O requerimento encontra fundamento no artigo 7º, inciso III, da Lei 12.016/09 e do artigo 300 do Código de Processo Civil, os quais autorizam o juiz a conceder a tutela de urgência quando houver elementos que evidenciem a probabilidade do direito e o perigo de dano ou o risco ao resultado útil do processo.
Assim, há dois requisitos que devem ser preenchidos.
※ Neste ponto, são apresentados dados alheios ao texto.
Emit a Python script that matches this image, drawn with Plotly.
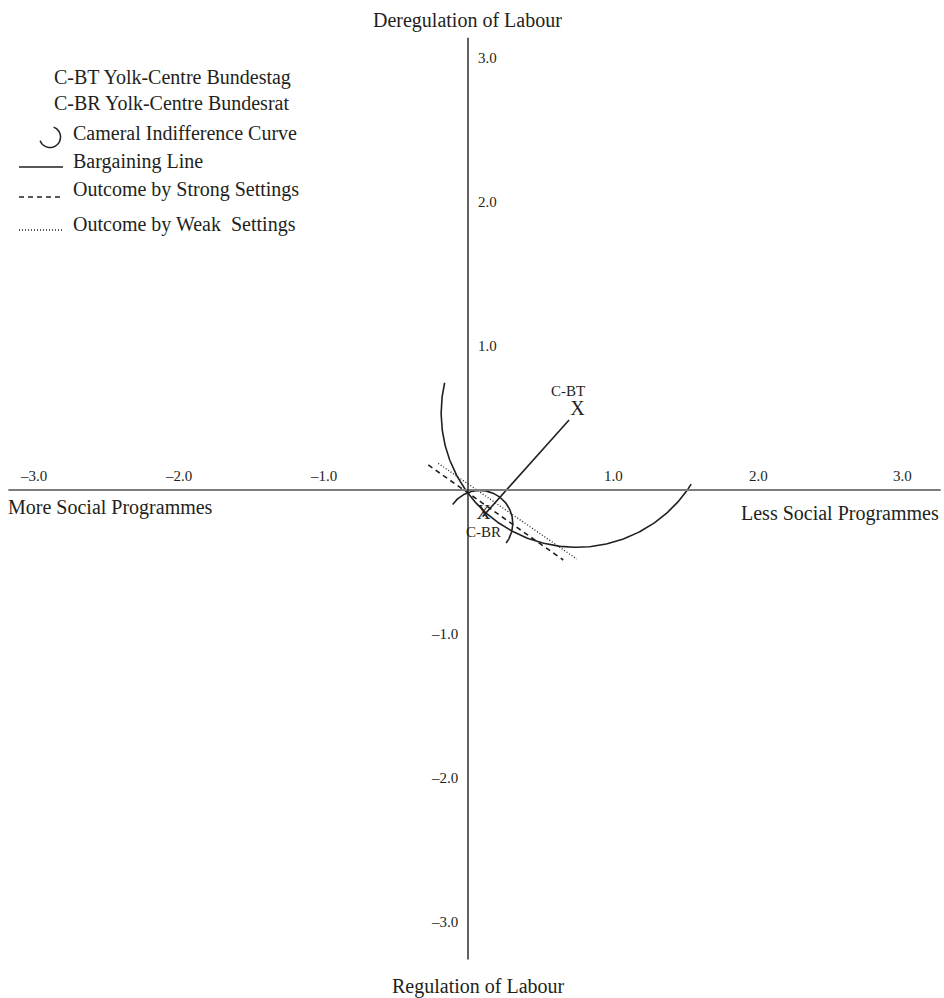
import numpy as np
import plotly.graph_objects as go

# ---- data -------------------------------------------------------------
# Yolk centres of the two chambers
pos_labels = ["C-BT", "C-BR"]
pos_x = [0.755, 0.106]
pos_y = [0.556, -0.167]

# Cameral indifference curves (circular arcs)
ic_cx = [0.748, 0.081]
ic_cy = [0.535, -0.231]
ic_r = [0.933, 0.228]
ic_start_deg = [167.0, 145.0]
ic_end_deg = [328.0, -37.0]

# Bargaining line between the chambers
bargain_x = [0.697, 0.101]
bargain_y = [0.486, -0.185]

# Outcomes
strong_x = [-0.274, 0.657]
strong_y = [0.174, -0.486]
weak_x = [-0.205, 0.750]
weak_y = [0.185, -0.479]

# Axis ticks and extents
tick_vals = [-3.0, -2.0, -1.0, 1.0, 2.0, 3.0]
axis_x_extent = [-3.17, 3.26]
axis_y_extent = [-3.26, 3.14]

legend_items = [
    ("none", "C-BT Yolk-Centre Bundestag"),
    ("none", "C-BR Yolk-Centre Bundesrat"),
    ("arc", "Cameral Indifference Curve"),
    ("solid", "Bargaining Line"),
    ("dash", "Outcome by Strong Settings"),
    ("dot", "Outcome by Weak\u00a0 Settings"),
]

# ---- canvas -----------------------------------------------------------
W, H = 944, 998
X_RANGE = [-3.2276, 3.2828]
Y_RANGE = [-3.5278, 3.4028]
FONT = "Liberation Serif, Times New Roman, serif"
INK = "#231f20"

SOLID = dict(color=INK, width=1.6)
DASHED = dict(color=INK, width=1.6, dash="5px,4px")
DOTTED = dict(color=INK, width=1.3, dash="1px,2px")


def px(x):
    return x / W


def py(y):
    return 1 - y / H


fig = go.Figure()

# indifference curves
for cx, cy, r, a0, a1 in zip(ic_cx, ic_cy, ic_r, ic_start_deg, ic_end_deg):
    t = np.radians(np.linspace(a0, a1, 200))
    fig.add_trace(go.Scatter(x=cx + r * np.cos(t), y=cy + r * np.sin(t),
                             mode="lines", line=SOLID, hoverinfo="skip"))

fig.add_trace(go.Scatter(x=bargain_x, y=bargain_y, mode="lines",
                         line=SOLID, hoverinfo="skip"))
fig.add_trace(go.Scatter(x=strong_x, y=strong_y, mode="lines",
                         line=DASHED, hoverinfo="skip"))
fig.add_trace(go.Scatter(x=weak_x, y=weak_y, mode="lines",
                         line=DOTTED, hoverinfo="skip"))

# X marks for the yolk centres
fig.add_trace(go.Scatter(x=pos_x, y=pos_y, mode="text", text=["X", "X"],
                         textposition="middle center",
                         textfont=dict(family=FONT, size=20, color=INK),
                         hoverinfo="skip"))

shapes = []
annotations = []

# axes through the origin
shapes.append(dict(type="line", xref="x", yref="y", x0=axis_x_extent[0],
                   x1=axis_x_extent[1], y0=0, y1=0,
                   line=dict(color="#7d7d7d", width=2)))
shapes.append(dict(type="line", xref="x", yref="y", x0=0, x1=0,
                   y0=axis_y_extent[0], y1=axis_y_extent[1],
                   line=dict(color=INK, width=1.4)))

# tick labels
tick_font = dict(family=FONT, size=15, color=INK)
for v in tick_vals:
    txt = f"{v:.1f}".replace("-", "\u2013")
    annotations.append(dict(x=v, y=0, xref="x", yref="y", text=txt,
                            showarrow=False, yshift=14, xanchor="center",
                            yanchor="middle", font=tick_font))
    if v > 0:
        annotations.append(dict(x=0, y=v, xref="x", yref="y", text=txt,
                                showarrow=False, xshift=8, xanchor="left",
                                yanchor="middle", font=tick_font))
    else:
        annotations.append(dict(x=0, y=v, xref="x", yref="y", text=txt,
                                showarrow=False, xshift=-8, xanchor="right",
                                yanchor="middle", font=tick_font))

# point labels
annotations.append(dict(x=pos_x[0], y=pos_y[0], xref="x", yref="y",
                        text=pos_labels[0], showarrow=False, xshift=-9,
                        yshift=19, font=dict(family=FONT, size=15, color=INK)))
annotations.append(dict(x=pos_x[1], y=pos_y[1], xref="x", yref="y",
                        text=pos_labels[1], showarrow=False, xshift=0,
                        yshift=-18, font=dict(family=FONT, size=15, color=INK)))

# axis titles
title_font = dict(family=FONT, size=20, color=INK)
annotations += [
    dict(x=px(467), y=py(20), xref="paper", yref="paper",
         text="Deregulation of Labour", showarrow=False, xanchor="center",
         yanchor="middle", font=title_font),
    dict(x=px(478), y=py(986), xref="paper", yref="paper",
         text="Regulation of Labour", showarrow=False, xanchor="center",
         yanchor="middle", font=title_font),
    dict(x=px(6), y=py(508), xref="paper", yref="paper",
         text="More Social Programmes", showarrow=False, xanchor="left",
         yanchor="middle", font=title_font),
    dict(x=px(941), y=py(513), xref="paper", yref="paper",
         text="Less Social Programmes", showarrow=False, xanchor="right",
         yanchor="middle", font=title_font),
]

# legend
legend_rows_y = [77, 103, 133, 161, 190, 224]
for (kind, label), ry in zip(legend_items, legend_rows_y):
    tx = 52 if kind == "none" else 71
    annotations.append(dict(x=px(tx), y=py(ry), xref="paper", yref="paper",
                            text=label, showarrow=False, xanchor="left",
                            yanchor="middle", font=title_font))
    if kind == "arc":
        t = np.radians(np.linspace(70, -160, 40))
        cx, cy, r = 50, 137, 10.5
        pts = [(px(cx + r * np.cos(a)), py(cy - r * np.sin(a))) for a in t]
        path = "M " + " L ".join(f"{a:.5f},{b:.5f}" for a, b in pts)
        shapes.append(dict(type="path", xref="paper", yref="paper", path=path,
                           line=dict(color=INK, width=1.5)))
    elif kind in ("solid", "dash", "dot"):
        sy = {"solid": 167, "dash": 197, "dot": 230}[kind]
        style = {"solid": SOLID, "dash": DASHED, "dot": DOTTED}[kind]
        shapes.append(dict(type="line", xref="paper", yref="paper",
                           x0=px(19), x1=px(63), y0=py(sy), y1=py(sy),
                           line=style))

fig.update_layout(
    width=W, height=H,
    margin=dict(l=0, r=0, t=0, b=0),
    paper_bgcolor="white", plot_bgcolor="white",
    showlegend=False,
    xaxis=dict(range=X_RANGE, visible=False, fixedrange=True),
    yaxis=dict(range=Y_RANGE, visible=False, fixedrange=True),
    shapes=shapes, annotations=annotations,
)

fig.write_html("out.html")
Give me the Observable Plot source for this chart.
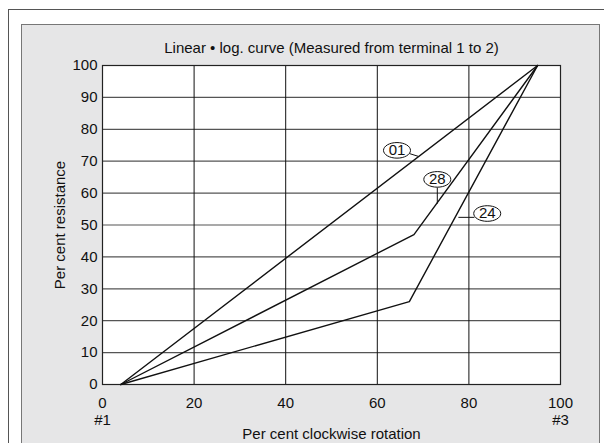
<!DOCTYPE html>
<html>
<head>
<meta charset="utf-8">
<script src="https://cdn.jsdelivr.net/npm/d3@7"></script>
<script src="https://cdn.jsdelivr.net/npm/@observablehq/plot@0.6"></script>
<style>
  html, body { margin: 0; padding: 0; background: #fff; width: 604px; height: 443px; overflow: hidden; }
  #frame { position: absolute; left: 8px; top: 9px; width: 700px; height: 500px; border: 1px solid #555; }
  #panel { position: absolute; left: 21px; top: 24px; width: 577px; height: 440px; background: #e6e6e7; border: 1px solid #777; }
  #chart { position: absolute; left: 21px; top: 24px; }
  svg { font-family: "Liberation Sans", Arial, sans-serif; }
</style>
</head>
<body>
<div id="frame"></div>
<div id="panel"></div>
<div id="chart"></div>
<script>
// Data
const title = "Linear \u2022 log. curve (Measured from terminal 1 to 2)";
const xLabel = "Per cent clockwise rotation";
const yLabel = "Per cent resistance";
const xTicks = [0, 20, 40, 60, 80, 100];
const yTicks = [0, 10, 20, 30, 40, 50, 60, 70, 80, 90, 100];
const xTickExtra = {0: "#1", 100: "#3"};

const curve01 = [[4, 0], [95, 100]];
const curve28 = [[4, 0], [68, 47], [95, 100]];
const curve24 = [[4, 0], [67, 26], [95, 100]];

const curveLabels = ["01", "28", "24"];
const labelX = [64.3, 73.1, 84.0];
const labelY = [73.4, 64.3, 53.6];
const leaderFrom = [[67, 72.4], [73.1, 61.8], [81.2, 52.4]];
const leaderTo = [[69, 71.5], [73.1, 56.7], [77.7, 52.4]];

const curves = [
  ...curve01.map(([x, y]) => ({id: "01", x, y})),
  ...curve28.map(([x, y]) => ({id: "28", x, y})),
  ...curve24.map(([x, y]) => ({id: "24", x, y}))
];
const labels = curveLabels.map((t, i) => ({t, x: labelX[i], y: labelY[i]}));
const leaders = curveLabels.map((t, i) => ({x1: leaderFrom[i][0], y1: leaderFrom[i][1], x2: leaderTo[i][0], y2: leaderTo[i][1]}));

// ellipse symbol (wider than tall)
const ellipse = {
  draw(ctx, size) {
    const rx = 13.5, ry = 7.8, k = 0.5523;
    ctx.moveTo(rx, 0);
    ctx.bezierCurveTo(rx, ry * k, rx * k, ry, 0, ry);
    ctx.bezierCurveTo(-rx * k, ry, -rx, ry * k, -rx, 0);
    ctx.bezierCurveTo(-rx, -ry * k, -rx * k, -ry, 0, -ry);
    ctx.bezierCurveTo(rx * k, -ry, rx, -ry * k, rx, 0);
    ctx.closePath();
  }
};

const FS = 15;
const W = 578, H = 419;
const chart = Plot.plot({
  width: W,
  height: H,
  marginLeft: 81,
  marginRight: 39,
  marginTop: 41,
  marginBottom: 59,
  style: {background: "transparent", fontSize: FS + "px", fontFamily: "'Liberation Sans', Arial, sans-serif", color: "#111"},
  x: {domain: [0, 100]},
  y: {domain: [0, 100]},
  marks: [
    Plot.frame({fill: "white", stroke: null}),
    Plot.ruleY(yTicks.filter(d => d > 0 && d < 100), {stroke: "#555", strokeWidth: 1.2}),
    Plot.ruleX(xTicks.filter(d => d > 0 && d < 100), {stroke: "#111", strokeWidth: 1}),
    Plot.frame({stroke: "#222", strokeWidth: 1.2}),
    Plot.axisY(yTicks, {tickSize: 0, tickPadding: 5, fontSize: FS, label: null}),
    Plot.axisX(xTicks, {tickSize: 0, tickPadding: 12, fontSize: FS, lineHeight: 1.1, label: null,
      tickFormat: d => xTickExtra[d] ? `${d}\n${xTickExtra[d]}` : `${d}`}),
    Plot.text([yLabel], {frameAnchor: "left", textAnchor: "middle", dx: -42, rotate: -90, fontSize: FS}),
    Plot.text([xLabel], {frameAnchor: "bottom", dy: 54, fontSize: FS}),
    Plot.text([title], {frameAnchor: "top", dy: -23, fontSize: FS}),
    Plot.line(curves, {x: "x", y: "y", z: "id", stroke: "#111", strokeWidth: 1.4}),
    Plot.link(leaders, {x1: "x1", y1: "y1", x2: "x2", y2: "y2", stroke: "#111", strokeWidth: 1}),
    Plot.dot(labels, {x: "x", y: "y", symbol: ellipse, r: 8, fill: "white", stroke: "#111", strokeWidth: 1}),
    Plot.text(labels, {x: "x", y: "y", text: "t", fontSize: FS, fill: "#111"})
  ]
});
document.getElementById("chart").appendChild(chart);
</script>
</body>
</html>
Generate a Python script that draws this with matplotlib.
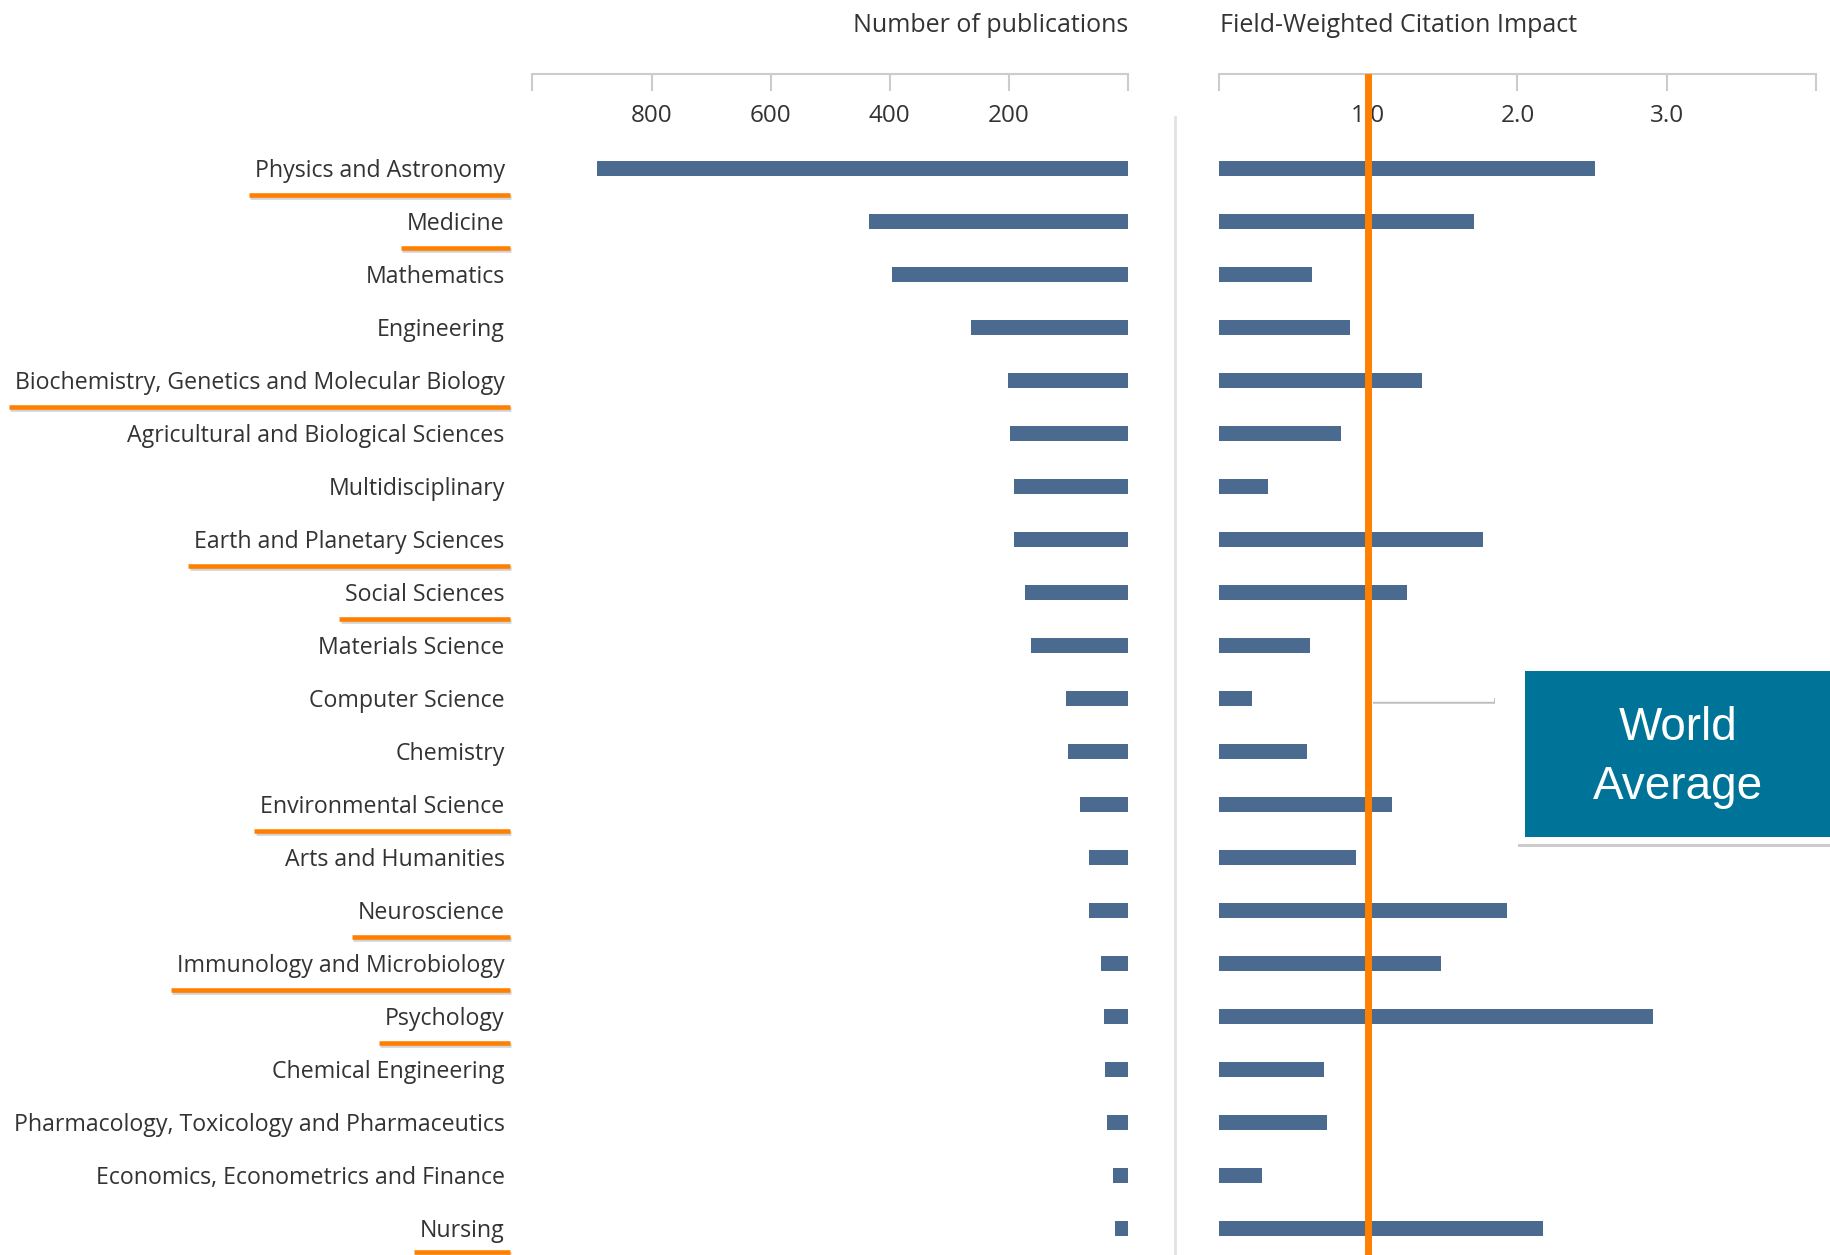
import matplotlib
matplotlib.use("Agg")
import matplotlib.pyplot as plt
from matplotlib.lines import Line2D
from matplotlib.patches import Rectangle
import matplotlib.patheffects as pe

# ---------------- data ----------------
categories = [
    "Physics and Astronomy", "Medicine", "Mathematics", "Engineering",
    "Biochemistry, Genetics and Molecular Biology", "Agricultural and Biological Sciences",
    "Multidisciplinary", "Earth and Planetary Sciences", "Social Sciences",
    "Materials Science", "Computer Science", "Chemistry", "Environmental Science",
    "Arts and Humanities", "Neuroscience", "Immunology and Microbiology", "Psychology",
    "Chemical Engineering", "Pharmacology, Toxicology and Pharmaceutics",
    "Economics, Econometrics and Finance", "Nursing",
]
publications = [892, 435, 396, 263, 202, 198, 192, 192, 173, 163, 104, 100, 80, 65, 65,
                45, 41, 39, 35, 25, 22]
fwci = [2.52, 1.71, 0.62, 0.88, 1.36, 0.82, 0.33, 1.77, 1.26, 0.61, 0.22, 0.59, 1.16,
        0.92, 1.93, 1.49, 2.91, 0.70, 0.72, 0.29, 2.17]
highlighted = ["Physics and Astronomy", "Medicine", "Biochemistry, Genetics and Molecular Biology",
               "Earth and Planetary Sciences", "Social Sciences", "Environmental Science",
               "Neuroscience", "Immunology and Microbiology", "Psychology", "Nursing"]
pub_ticks = [0, 200, 400, 600, 800, 1000]
pub_ticklabels = ["", "200", "400", "600", "800", ""]
fwci_ticks = [0, 1, 2, 3, 4]
fwci_ticklabels = ["", "1.0", "2.0", "3.0", ""]
world_average = 1.0
title_left = "Number of publications"
title_right = "Field-Weighted Citation Impact"
box_text = "World\nAverage"

# ---------------- style ----------------
plt.rcParams['font.family'] = ['Open Sans', 'DejaVu Sans']
BAR = '#4a6a90'
ORANGE = '#ff8000'
TEAL = '#007498'
TXT = '#333333'
GRID = '#cccccc'

W, H = 1568.0, 1075.0  # reference display coords
def fx(x): return x / W
def fy(y): return 1 - y / H

fig = plt.figure(figsize=(18.31, 12.55), dpi=100)
fig.patch.set_facecolor('white')

n = len(categories)
row0, row_step = 144.0, (1052.0 - 144.0) / (n - 1)
top_px, bot_px = 63.0, 1075.0
ylim = ((bot_px - row0) / row_step, (top_px - row0) / row_step)

axL = fig.add_axes([fx(456), 0, fx(966) - fx(456), fy(top_px)])
axR = fig.add_axes([fx(1044), 0, fx(1555) - fx(1044), fy(top_px)])

ypos = list(range(n))
axL.barh(ypos, publications, height=0.28, color=BAR, zorder=3)
axR.barh(ypos, fwci, height=0.28, color=BAR, zorder=3)

axL.set_xlim(1000, 0)
axR.set_xlim(0, 4)
for ax in (axL, axR):
    ax.set_ylim(*ylim)
    for s in ('left', 'right', 'bottom'):
        ax.spines[s].set_visible(False)
    ax.spines['top'].set_color(GRID)
    ax.spines['top'].set_linewidth(1.5)
    ax.xaxis.tick_top()
    ax.tick_params(axis='x', direction='in', length=12.5, width=1.5, color=GRID,
                   pad=-39, labelsize=17.5, labelcolor=TXT)
    ax.set_facecolor('none')

axL.set_xticks(pub_ticks)
axL.set_xticklabels(pub_ticklabels)
axR.set_xticks(fwci_ticks)
axR.set_xticklabels(fwci_ticklabels)

axL.set_yticks(ypos)
axL.set_yticklabels(categories)
axL.tick_params(axis='y', length=0, pad=20, labelsize=16.7, labelcolor=TXT)
axR.set_yticks([])

axR.axvline(world_average, ymin=0, ymax=1, color=ORANGE, lw=5, zorder=6)

# titles
fig.text(fx(966), fy(22), title_left, ha='right', va='center', fontsize=18, color=TXT)
fig.text(fx(1045), fy(22), title_right, ha='left', va='center', fontsize=18, color=TXT)

# separator
fig.add_artist(Line2D([fx(1006), fx(1006)], [fy(100), 0], color='#e2e2e2', lw=2))

# connector line
fig.add_artist(Line2D([fx(1175), fx(1279)], [fy(599), fy(599)], color='white', lw=4,
                      solid_capstyle='butt',
                      path_effects=[pe.SimpleLineShadow(offset=(1, -1.5), shadow_color='gray', alpha=0.5),
                                    pe.Normal()]))

# world average box
frame = Rectangle((fx(1299), fy(723)), fx(1600) - fx(1299), (723 - 569) / H,
                  transform=fig.transFigure, facecolor='white', edgecolor='none',
                  path_effects=[pe.SimplePatchShadow(offset=(1, -2), shadow_rgbFace='gray', alpha=0.4),
                                pe.Normal()])
fig.add_artist(frame)
inner = Rectangle((fx(1306), fy(717)), fx(1600) - fx(1306), (717 - 575) / H,
                  transform=fig.transFigure, facecolor=TEAL, edgecolor='none')
fig.add_artist(inner)
fig.text(fx(1437), fy(649), box_text, ha='center', va='center', fontsize=33,
         color='white', family=['Liberation Sans', 'DejaVu Sans'], linespacing=1.45)

# underlines for highlighted labels
fig.canvas.draw()
renderer = fig.canvas.get_renderer()
fw, fh = fig.bbox.width, fig.bbox.height
for lab in axL.get_yticklabels():
    if lab.get_text() in highlighted:
        bb = lab.get_window_extent(renderer)
        ymid = (bb.y0 + bb.y1) / 2.0
        yl = max(ymid - 23.5, 3.0)
        fig.add_artist(Line2D([(bb.x0 - 6) / fw, (bb.x1 + 5) / fw], [yl / fh, yl / fh],
                              color=ORANGE, lw=3.3, solid_capstyle='butt',
                              path_effects=[pe.SimpleLineShadow(offset=(1, -1.5), shadow_color='gray', alpha=0.35),
                                            pe.Normal()]))

fig.savefig('out.png', dpi=100, facecolor='white')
O primeiro é a fumaça do bom direito “(ou fumus boni iuris), geralmente presente em documentos que comprovam o protocolo e o excesso injustificado de prazo para a análise do CAR.
O segundo requisito é o perigo da demora (ou, periculum in mora), o qual surge pelo simples fato de a demora no provimento jurisdicional causar graves prejuízos ao impetrante, como impedimento de obter certidões, contrair financiamentos e realizar demais atos que dependem da solução a ser conferida no processo administrativo.
Importante mencionar que a concessão de liminar não terá o objetivo de obter licenças e/ou autorizações ao alvitre da Lei, tampouco que sejam fixados prazos desarrazoados para que a Administração Pública se manifeste a respeito do pedido que lhe foi submetido, mas sim, que observe o prazo legal e conclua a análise de pedido de Cadastro Ambiental Rural – CAR.
Portanto, considerando que não se mostra razoável que ao produtor rural que fez a inscrição no CAR seja imposta uma situação provisória e por tempo indeterminado pela omissão da Administração Pública na apreciação da análise do CAR, mostra-se plenamente possível obter uma liminar para determinar a apreciação do pedido em prazo razoável.
[1] Hely Lopes Meirelles. “Mandado de Segurança”, 26ª edição, Editora Malheiros, p. 36-37.
[2] Leonardo José Carneiro da Cunha. A Fazenda Pública em Juízo, 8ª Ed. rev. ampl. e autal., São Paulo: Didática, 2010, p. 461.